-- Data --
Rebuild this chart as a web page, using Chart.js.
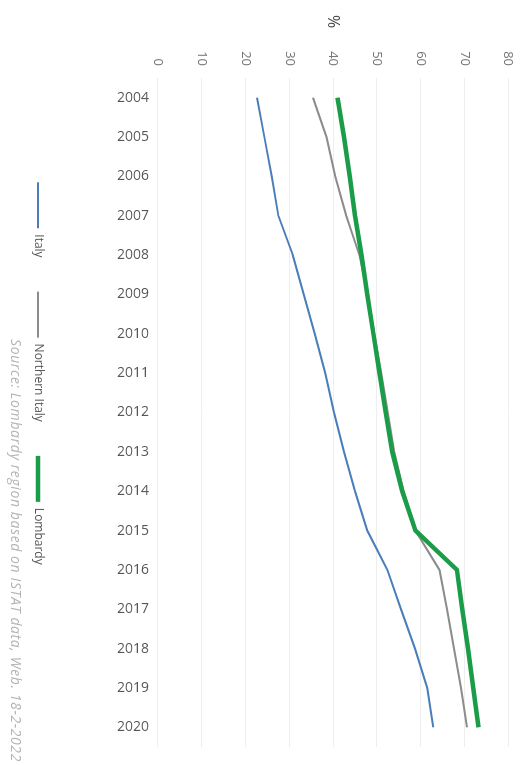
<!DOCTYPE html>
<html>
<head>
<meta charset="utf-8">
<script src="https://cdn.jsdelivr.net/npm/chart.js@4.4.1/dist/chart.umd.min.js"></script>
<style>
    html, body { margin: 0; padding: 0; background: #fff; overflow: hidden; }
    #rot {
        position: absolute; left: 0; top: 0; width: 765px; height: 528px;
        transform-origin: 0 0; transform: translateX(528px) rotate(90deg);
        font-family: 'Open Sans', sans-serif;
    }
    #unit { position: absolute; left: 15px; top: 183px; font-size: 16px; color: #444; }
    #source { position: absolute; left: 339px; top: 502px; font-size: 14px; letter-spacing: 0.6px; font-style: italic; color: #b4b4b4; white-space: nowrap; }
</style>
</head>
<body>
<div id="rot">
    <canvas id="chart" width="765" height="528"></canvas>
    <div id="unit">%</div>
    <div id="source">Source: Lombardy region based on ISTAT data, Web. 18-2-2022</div>
</div>
<script>
const Years = ['2004', '2005', '2006', '2007', '2008', '2009', '2010', '2011', '2012', '2013', '2014', '2015', '2016', '2017', '2018', '2019', '2020'];
const Italy = [22.6, 24.3, 26.0, 27.5, 30.8, 33.3, 35.8, 38.2, 40.2, 42.5, 45.0, 47.8, 52.4, 55.5, 58.7, 61.5, 62.9];
const Northern_Italy = [35.4, 38.5, 40.5, 43.0, 46.0, 47.9, 49.4, 51.0, 52.5, 54.0, 56.1, 58.8, 64.3, 66.0, 67.6, 69.2, 70.6];
const Lombardy = [41.0, 42.5, 43.8, 45.0, 46.5, 47.8, 49.2, 50.6, 52.0, 53.5, 55.8, 58.8, 68.3, 69.5, 70.8, 72.0, 73.2];
const Value_Ticks = [0, 10, 20, 30, 40, 50, 60, 70, 80];

const ctx = document.querySelector('#chart');
new Chart(ctx, {
    type: 'line',
    data: {
        labels: Years,
        datasets: [
            { label: 'Italy', data: Italy, borderColor: '#4a7ebb', backgroundColor: '#4a7ebb', borderWidth: 2, order: 2 },
            { label: 'Northern Italy', data: Northern_Italy, borderColor: '#8c8c8c', backgroundColor: '#8c8c8c', borderWidth: 2, order: 1 },
            { label: 'Lombardy', data: Lombardy, borderColor: '#1a9c48', backgroundColor: '#1a9c48', borderWidth: 4.5, order: 0 }
        ]
    },
    options: {
        responsive: false,
        animation: false,
        elements: { point: { radius: 0 }, line: { tension: 0 } },
        layout: { padding: { top: 13, right: 18, bottom: 22, left: 0 } },
        scales: {
            x: {
                offset: true,
                grid: { display: false },
                border: { display: false },
                ticks: { minRotation: 90, maxRotation: 90, padding: 1, color: '#555', font: { family: 'Open Sans', size: 14 } },
                afterFit: (scale) => { scale.height = 80; }
            },
            y: {
                min: 0,
                max: 80,
                afterBuildTicks: (scale) => { scale.ticks = Value_Ticks.map(v => ({ value: v })); },
                grid: { color: '#eeeeee', drawTicks: false },
                border: { display: false },
                ticks: { padding: 12, color: '#777', font: { family: 'Open Sans', size: 13 } },
                afterFit: (scale) => { scale.width = 78; }
            }
        },
        plugins: {
            legend: {
                position: 'bottom',
                labels: {
                    usePointStyle: true,
                    pointStyle: 'line',
                    pointStyleWidth: 46,
                    padding: 34,
                    color: '#555',
                    font: { family: 'Open Sans', size: 12 },
                    sort: (a, b) => a.datasetIndex - b.datasetIndex
                }
            },
            tooltip: { enabled: false }
        }
    }
});
</script>
</body>
</html>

-- What you need to do --
Up to and including the line with "60, 70, 80];", copy the data above from its first line. Skip pictures.

-- Expected answer --
Rebuild this chart as a web page, using Chart.js.
<!DOCTYPE html>
<html>
<head>
<meta charset="utf-8">
<script src="https://cdn.jsdelivr.net/npm/chart.js@4.4.1/dist/chart.umd.min.js"></script>
<style>
    html, body { margin: 0; padding: 0; background: #fff; overflow: hidden; }
    #rot {
        position: absolute; left: 0; top: 0; width: 765px; height: 528px;
        transform-origin: 0 0; transform: translateX(528px) rotate(90deg);
        font-family: 'Open Sans', sans-serif;
    }
    #unit { position: absolute; left: 15px; top: 183px; font-size: 16px; color: #444; }
    #source { position: absolute; left: 339px; top: 502px; font-size: 14px; letter-spacing: 0.6px; font-style: italic; color: #b4b4b4; white-space: nowrap; }
</style>
</head>
<body>
<div id="rot">
    <canvas id="chart" width="765" height="528"></canvas>
    <div id="unit">%</div>
    <div id="source">Source: Lombardy region based on ISTAT data, Web. 18-2-2022</div>
</div>
<script>
const Years = ['2004', '2005', '2006', '2007', '2008', '2009', '2010', '2011', '2012', '2013', '2014', '2015', '2016', '2017', '2018', '2019', '2020'];
const Italy = [22.6, 24.3, 26.0, 27.5, 30.8, 33.3, 35.8, 38.2, 40.2, 42.5, 45.0, 47.8, 52.4, 55.5, 58.7, 61.5, 62.9];
const Northern_Italy = [35.4, 38.5, 40.5, 43.0, 46.0, 47.9, 49.4, 51.0, 52.5, 54.0, 56.1, 58.8, 64.3, 66.0, 67.6, 69.2, 70.6];
const Lombardy = [41.0, 42.5, 43.8, 45.0, 46.5, 47.8, 49.2, 50.6, 52.0, 53.5, 55.8, 58.8, 68.3, 69.5, 70.8, 72.0, 73.2];
const Value_Ticks = [0, 10, 20, 30, 40, 50, 60, 70, 80];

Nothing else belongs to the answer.